Hello all, I first want to introduce myself as a new guy on the site, been lurking for a while, lots of useful info! Anyways, passed my EMT B course a few weeks back, now this afternoon I'm off to take the written NREMT, and my practical is on Nov 8th. Can't wait to get this behind me! I've read the tips in this section, and have taken some practice tests provided too, I feel pretty confident! Wish me luck, and add in some more tips if you'd like, I'm leaving my computer at 2:00


----------



## resq330 (Oct 27, 2009)

Welcome aboard and good luck to you!!!


----------



## FireRescueTyler (Oct 27, 2009)

Got back an hour ago, feel like I did alright, even though I was taking an EMT B exam, I saw EMT-I questions in there for some odd reason. My test shut off at 81 questions, so hopefully I passed....


----------



## Pyromedic (Oct 27, 2009)

Good luck with that, mine got shut down at 65 didnt get positive results. waiting to hear back from the state to hear about my second try.^_^


----------



## FireRescueTyler (Oct 28, 2009)

Well got my results, failed. I think I got the wrong test, I was in there for EMT-B and the top of my test said EMT-I/99. :sad:


----------



## Fbarba123 (Oct 28, 2009)

yea, you def took the wrong test. Did you schedule for that one or did they administer you that one? If they screwed up that's a first. Hope it all works out. !


----------



## FireRescueTyler (Oct 28, 2009)

I called the NREMT number today, and they swore to me it was a scheduled EMT B test. Unfortunately, my only recourse is to take it again, and hope to god they actually give me the basic test. My dad was there taking the test with me, hit 121 questions, and passed...ugh, like father like son doesn't always happen lol.


----------



## Fbarba123 (Oct 28, 2009)

Oh man, I'm sorry bud. I don't know what to tell ya.

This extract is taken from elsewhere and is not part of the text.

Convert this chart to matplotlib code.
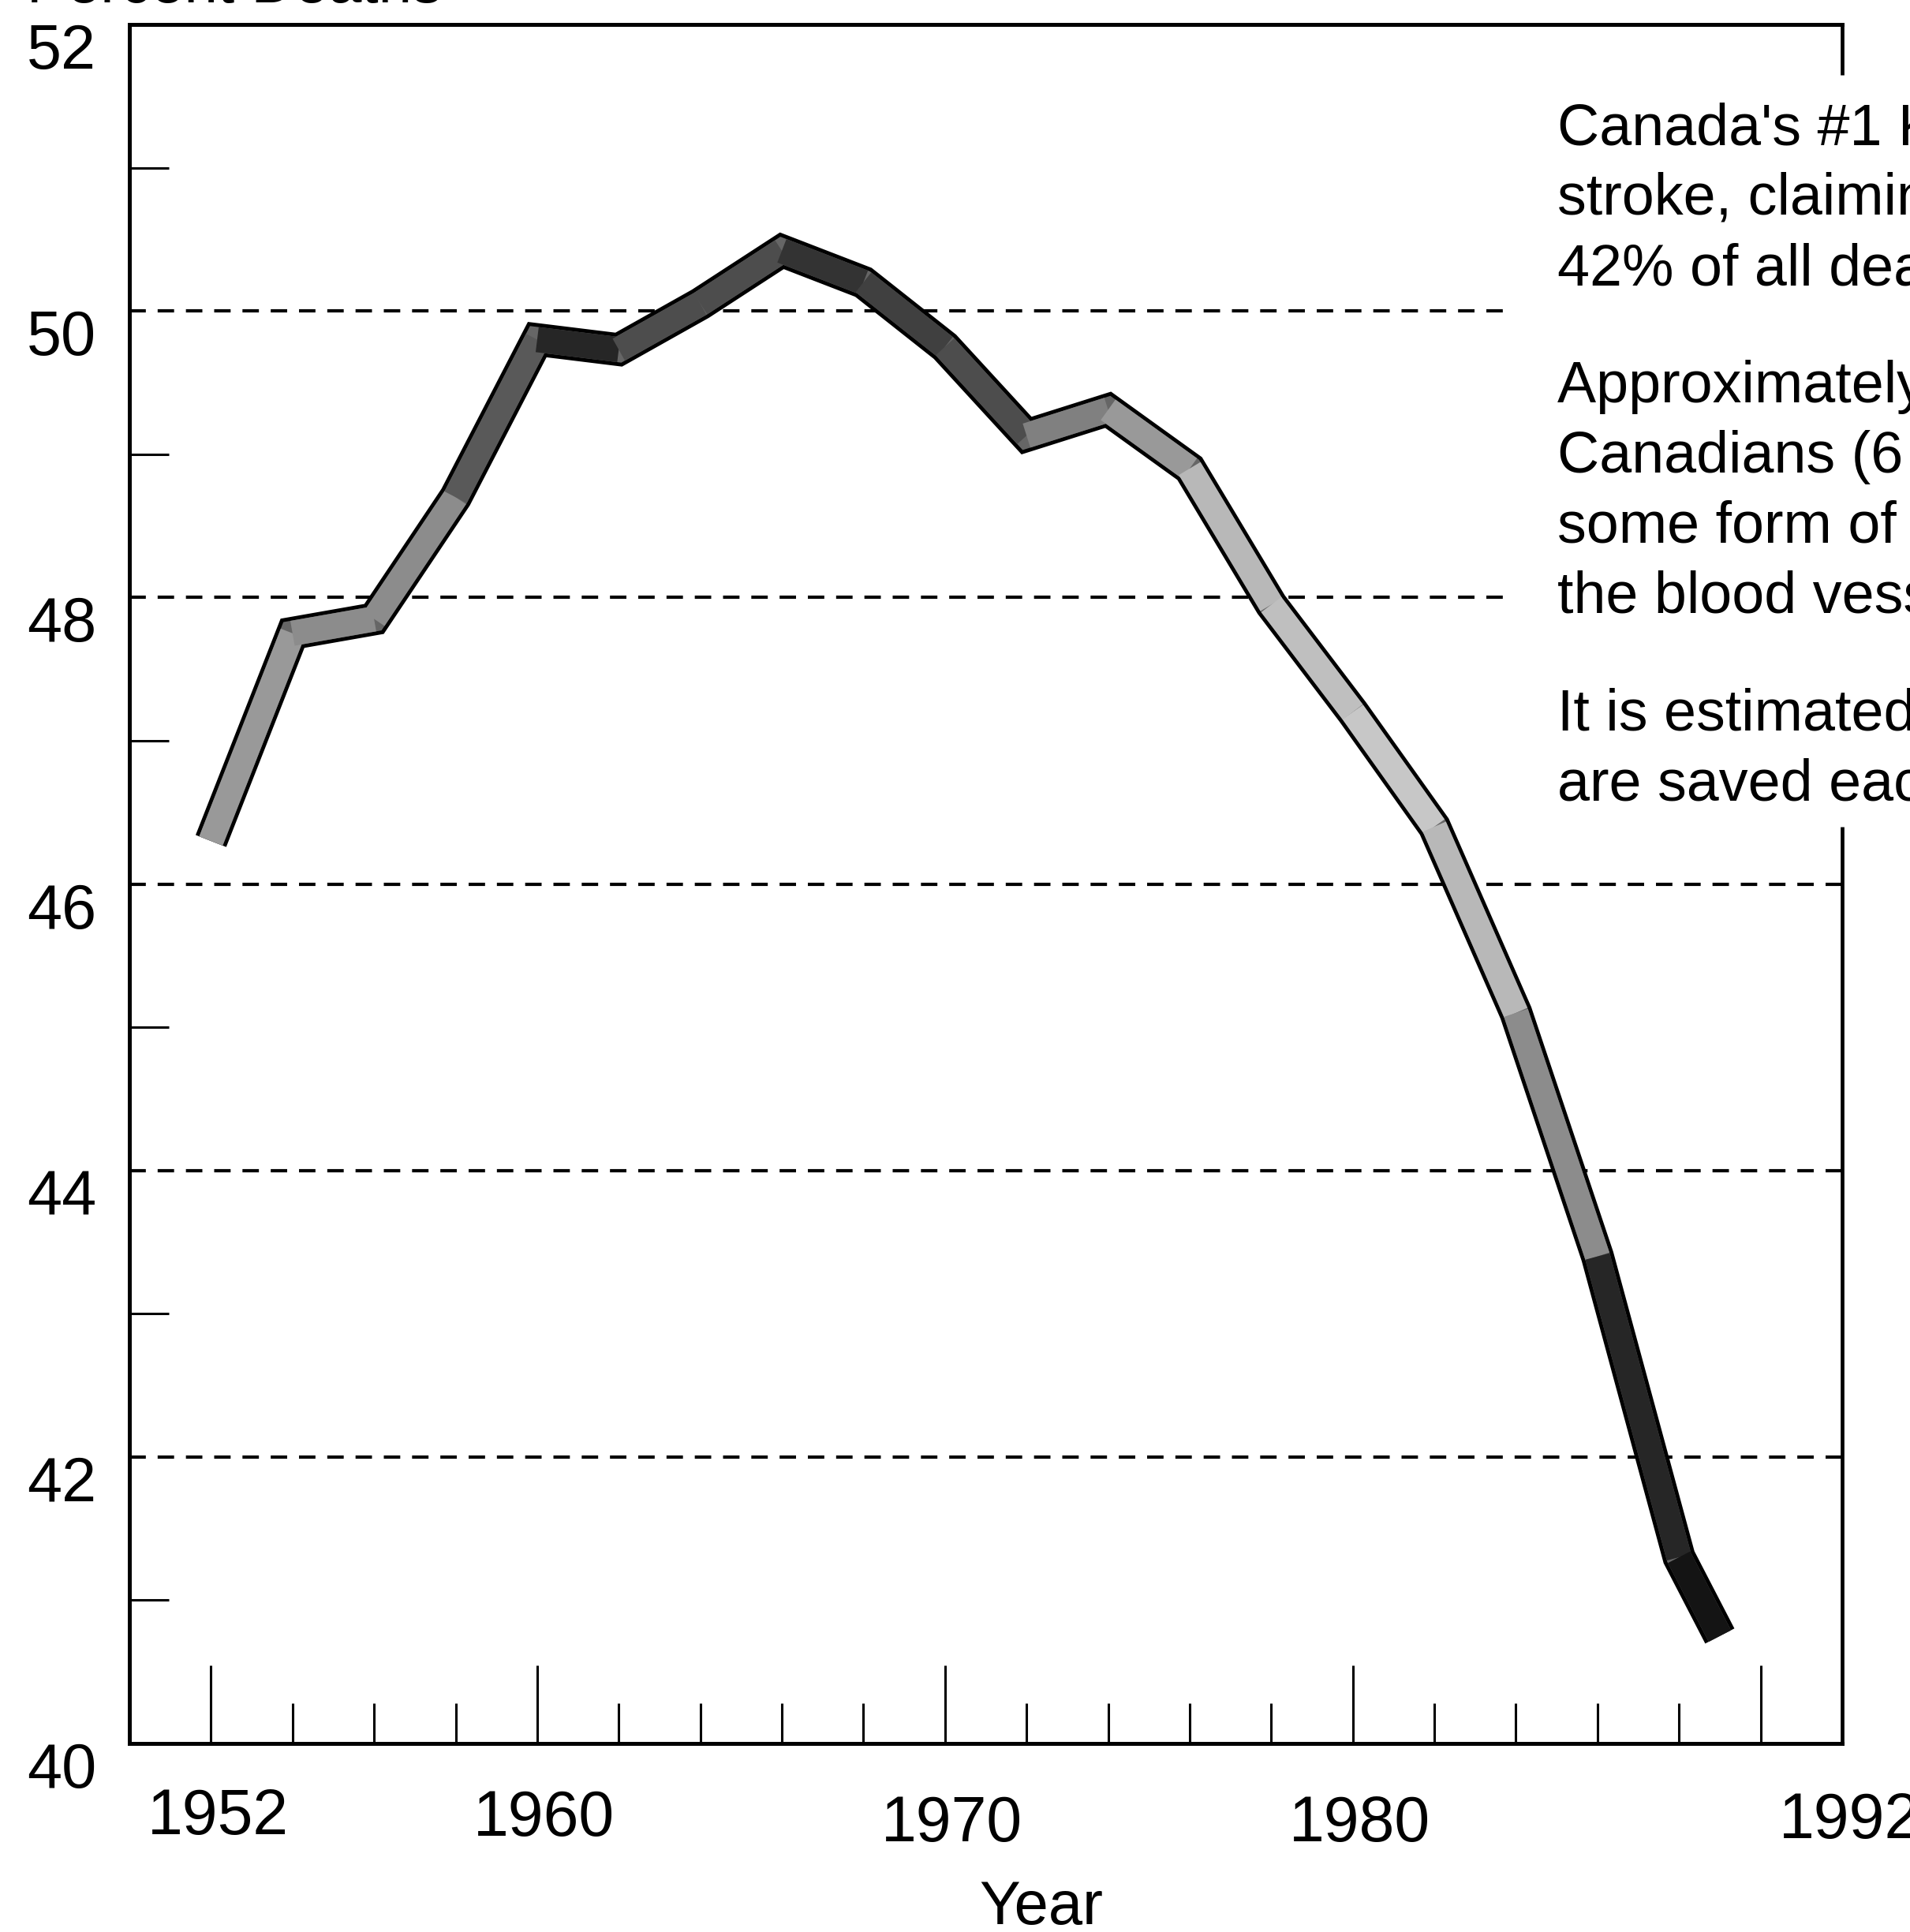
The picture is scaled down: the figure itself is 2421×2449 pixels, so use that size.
import matplotlib
matplotlib.use("Agg")
import matplotlib.pyplot as plt
import matplotlib.transforms as mtransforms

plt.rcParams["font.family"] = ["Liberation Sans", "DejaVu Sans"]

# percent of deaths
years = [1952, 1954, 1956, 1958, 1960, 1962, 1964, 1966, 1968, 1970,
         1972, 1974, 1976, 1978, 1980, 1982, 1984, 1986, 1988, 1989]
percent = [46.3, 47.75, 47.85, 48.7, 49.8, 49.73, 50.05, 50.42, 50.2, 49.75,
           49.13, 49.31, 48.9, 47.95, 47.2, 46.4, 45.1, 43.4, 41.3, 40.75]

# grey of the stippled fill, one per segment
band_shades = [0.6, 0.55, 0.55, 0.35, 0.15, 0.3, 0.3, 0.2, 0.25, 0.3,
               0.5, 0.6, 0.72, 0.75, 0.78, 0.72, 0.55, 0.15, 0.08]

x_major = [1952, 1960, 1970, 1980, 1990, 1992]
x_major_labels = ["1952", "1960", "1970", "1980", "", "1992"]
x_minor = list(range(1954, 1990, 2))
y_major = [40, 42, 44, 46, 48, 50, 52]
y_minor = [41, 43, 45, 47, 49, 51]

grid_levels = [50, 48, 46, 44, 42]
grid_ends = [1983.8, 1983.8, 1992, 1992, 1992]

notes = [
    ["Canada's #1 Killer is heart disease and",
     "stroke, claiming about 75,000 lives,",
     "42% of all deaths."],
    ["Approximately 4 million",
     "Canadians (6 million) suffer from",
     "some form of disease of the heart and",
     "the blood vessels."],
    ["It is estimated that thousands of lives",
     "are saved each year."],
]

W, H = 2421, 2449
fig = plt.figure(figsize=(W / 100, H / 100), dpi=100)
ax = fig.add_axes([164 / W, 1 - 2210 / H, (2335 - 164) / W, (2210 - 31) / H])

ax.set_xlim(1950, 1992)
ax.set_ylim(40, 52)

# dashed reference lines
for lev, end in zip(grid_levels, grid_ends):
    ax.hlines(lev, 1950, end, colors="black", lw=3,
              linestyles=(0, (5, 3.6)), zorder=1)

# thick banded line: black outline + grey interior
ax.plot(years, percent, color="black", lw=30, solid_joinstyle="miter",
        solid_capstyle="butt", zorder=3)
ax.plot(years, percent, color="0.4", lw=23, solid_joinstyle="miter",
        solid_capstyle="butt", zorder=4)
for i in range(len(years) - 1):
    ax.plot(years[i:i + 2], percent[i:i + 2], color=str(band_shades[i]),
            lw=23, solid_capstyle="butt", zorder=5)

# axes frame, right side broken where the notes sit
for side in ["left", "bottom", "top"]:
    ax.spines[side].set_linewidth(3.6)
ax.spines["right"].set_visible(False)
ax.vlines([1992, 1992], [40, 51.65], [46.4, 52], colors="black", lw=3.4,
          clip_on=False)

ax.set_xticks(x_major)
ax.set_xticklabels(x_major_labels)
ax.set_xticks(x_minor, minor=True)
ax.set_yticks(y_major)
ax.set_yticklabels([str(v) for v in y_major])
ax.set_yticks(y_minor, minor=True)

ax.tick_params(axis="x", which="major", direction="in", length=71, width=2.2,
               labelsize=58, pad=40)
ax.tick_params(axis="x", which="minor", direction="in", length=37, width=2.2)
ax.tick_params(axis="y", which="major", length=0, labelsize=57, pad=30)
ax.tick_params(axis="y", which="minor", direction="in", length=36, width=2.2)

down = mtransforms.ScaledTranslation(0, -0.27, fig.dpi_scale_trans)
for lab in ax.get_yticklabels():
    lab.set_transform(lab.get_transform() + down)
x_shift = [0.0, -0.02, -0.09, -0.09, 0.0, -0.05]
for lab, dy in zip(ax.get_xticklabels(), x_shift):
    lab.set_transform(lab.get_transform() +
                      mtransforms.ScaledTranslation(0.09, dy, fig.dpi_scale_trans))

fig.text(1320 / W, 1 - 2418 / H, "Year", fontsize=56, ha="center", va="center")

# axis title, cut off at the top edge of the scan
fig.text(34 / W, 1 - 3 / H, "Percent Deaths", fontsize=55, ha="left",
         va="baseline")

# side notes, cut off at the right edge of the scan
baseline = 183
for para in notes:
    for line in para:
        fig.text(1974 / W, 1 - baseline / H, line, fontsize=53, ha="left",
                 va="baseline")
        baseline += 89
    baseline += 60

fig.savefig("out.png", dpi=100)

I'm pretty sure they messed up and they won't own up to it since they are all high and mighty. Did you take it with Pearson Vue? Did you get a confirmation letter or anything online? Only thing to say is study and go for it again! Don't let this get in your way!


----------



## FireRescueTyler (Oct 28, 2009)

Yes, I did take it with Pearson Vue. Regardless of what they say, I'll be taking it again lol.


----------



## Fbarba123 (Oct 28, 2009)

very true! I wish you the best of luck, if you think you have the wrong test again, just raise your hand. Boy that would make me so happy to catch them with an error! Good Luck!


----------